SOLD OUT - LOS DORONCOS "Sun and Fireworks" LP
PRE-ORDER, Will be shipping in early to mid November
LOS DORONCOS - Sun & Fireworks
LP ltd to 400, black vinyl, 2 color silkscreened jacket with obi (orange, dark blue), inserts and a postcard
Sun & Fireworks is the first studio recording, after several live albums, for Los Doroncos, the Japanese psych-rock quartet led by Kiyohiro Takada, aka Doronco. The group’s singer and songwriter, he’s perhaps best known as a sometime bass player for legendary Japanese group Les Rallizes Dénudés; he was also an early member of
their sound crew, recording the material that appeared on OZ DAYS LIVE. In recent decades, he’s performed with Suishou No Fune, Sadahiro Yamada, and in a trio with Keiji Haino and the late Rallizes drummer Sami. He's also co-helmed Doronco Gumo with Hiiragi Fukada for three glorious albums (Old Punks, Man Star and Oldtribe), and recorded with Mitsuru Tabata and Yuka Ijichi in RQRQ. But his main squeeze is Los Doroncos, a quartet with Masami Kawaguchi (bass; New Rock Syndicate, Usurabi,
Keiji Haino & The Hardy Rocks), Mako Hasegawa (drums; Maher Shalal Hash Baz, Macomelogy), and Mugishima Tetsuya aka Seven (guitar; Shizuka).

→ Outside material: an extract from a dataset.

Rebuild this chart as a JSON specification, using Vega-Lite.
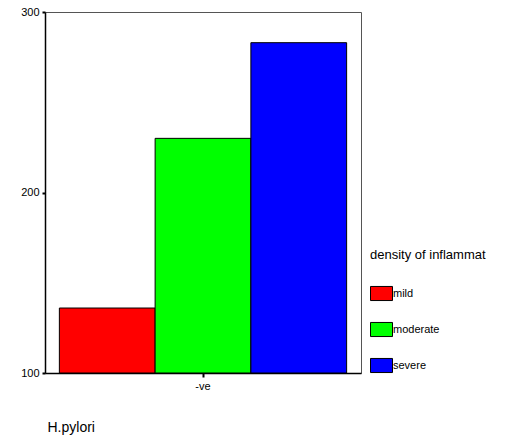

Previous albums, such as their self-titled 2013 collection, or the split double-CD with Majutsu no Niwa, Live at Showboat 2012, hinted at their capacities, but Sun & Fireworks is a remarkably focused set, perfectly framed – simple, unadorned, almost documentary in approach – to allow the clear, unpretentious songs of Doronco the perfect context within which to shine. Much like the subsequent music of another ex-member of Rallizes, the much-missed Hiroshi Nar aka Youri Kun, Takada’s songs work with the nuts and bolts of garage and psychedelic rock. The opening “Pocket Pistol” see-saws on a resonant, classic rock set of chord changes, before Takada breaks out a harmonica solo that’s pure ‘60s Dylan; “LuLu 2” is as lovingly fragile and tender a pop song as the music bandmate Kawaguchi makes as a member of Usurabi; the closing “Sunny Morning” is a classic, blues-inflected road song, like Jonathan Richman’s “Roadrunner” roaring down the highway, carefree and unaffected. But the heart of Sun & Fireworks is two meandering, ten-minute epics, “A minor” and “Drum”, that spiral into a psychedelic vortex of railroading noise guitar, great blasts of fuzz-wah strung over the hypnotic groove of a fully locked-in rhythm section. It’s a beautiful confusion, made more blissful by the feeling that it could – and should – never end, Los Doroncos shooting for the eternal spirit. Sun & Fireworks is Los Doroncos at their most effortlessly cool.